Its always vantime —
The electrified version of Ford’s best-selling van is finding new friends.
On Monday, the Ford Motor Company and courier company DHL announced a new deal to supply the latter with 2,000 electric cargo vans by the end of 2023. The Ford E-Transits will be used in both Europe and the Americas for last mile deliveries as DHL works on becoming carbon neutral over the coming years.
“Electrification of last mile logistics is a major pillar to decarbonize our operations. Adding the new Ford E-Transit to our global fleet of around 27,000 electric vans further strengthens our capability of providing green delivery services worldwide. Joining forces to address our logistics specific requirements will drive operational and service efficiency further,” said Anna Spinelli, Deutsche Post DHL Group’s chief procurement officer.
These 2,000 new E-Transits won’t be DHL’s first EVs, as in 2021 before the launch of the E-Transit, DHL added at least 98 electric Transit 350 HD vans converted from diesel power to electric powertrains by Lightning Motors.
But Lightning’s conversions are of the larger class 3-size van; Ford’s factory-built E-Transit is in the smaller class 2 category, and comes with the advantage of the Ford Pro telematics system that gives fleet managers highly granular information about how their assets are being used.

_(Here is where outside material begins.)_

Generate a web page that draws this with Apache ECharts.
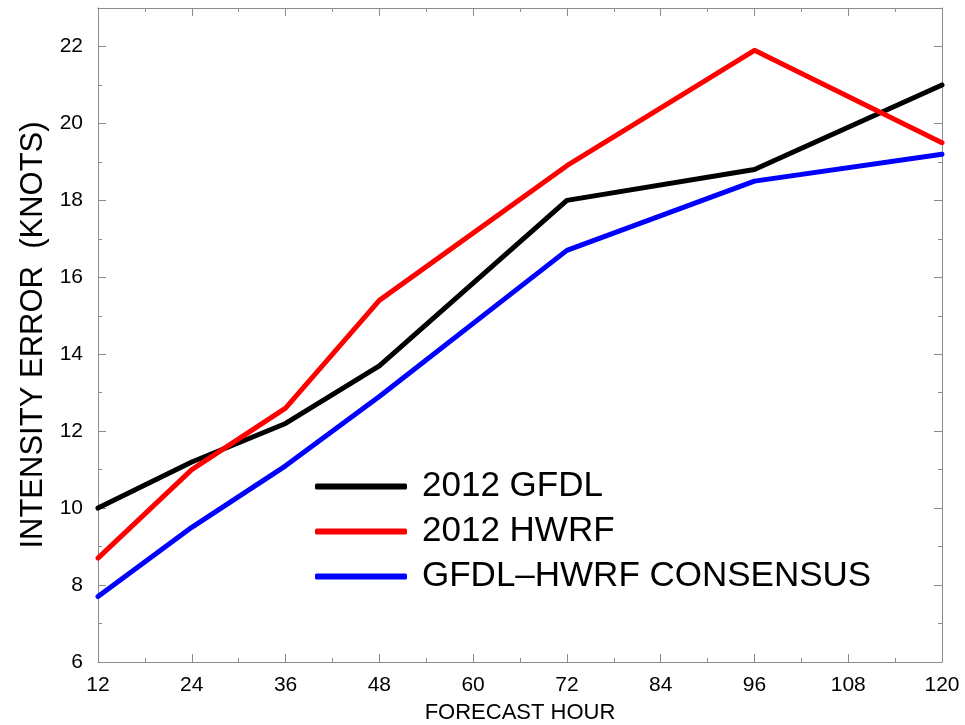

In fact, DHL has already taken delivery of some E-Transits as part of this deal, with electric vans seeing last-mile service so far in Bulgaria, Belgium, the Czech Republic, Germany, Luxembourg, Mexico, the Netherlands, and the United Kingdom.
Electric delivery vans should become a lot more common on our roads over the coming year. As the rest of DHL’s new fleet of E-Transits hits the road in 2023 they’ll join Amazon’s Rivian vans, more than 1,000 of which are already on the road in the US. And we can’t forget BrightDrop’s Zero 600 either, being bought in large numbers by both Fedex and WalMart. Things aren’t looking quite so rosy over at UPS, however. In 2020 it signed an order for 10,000 EV vans from British company Arrival, but in November the startup’s share price cratered after it announced it might not have enough funds to survive the coming year.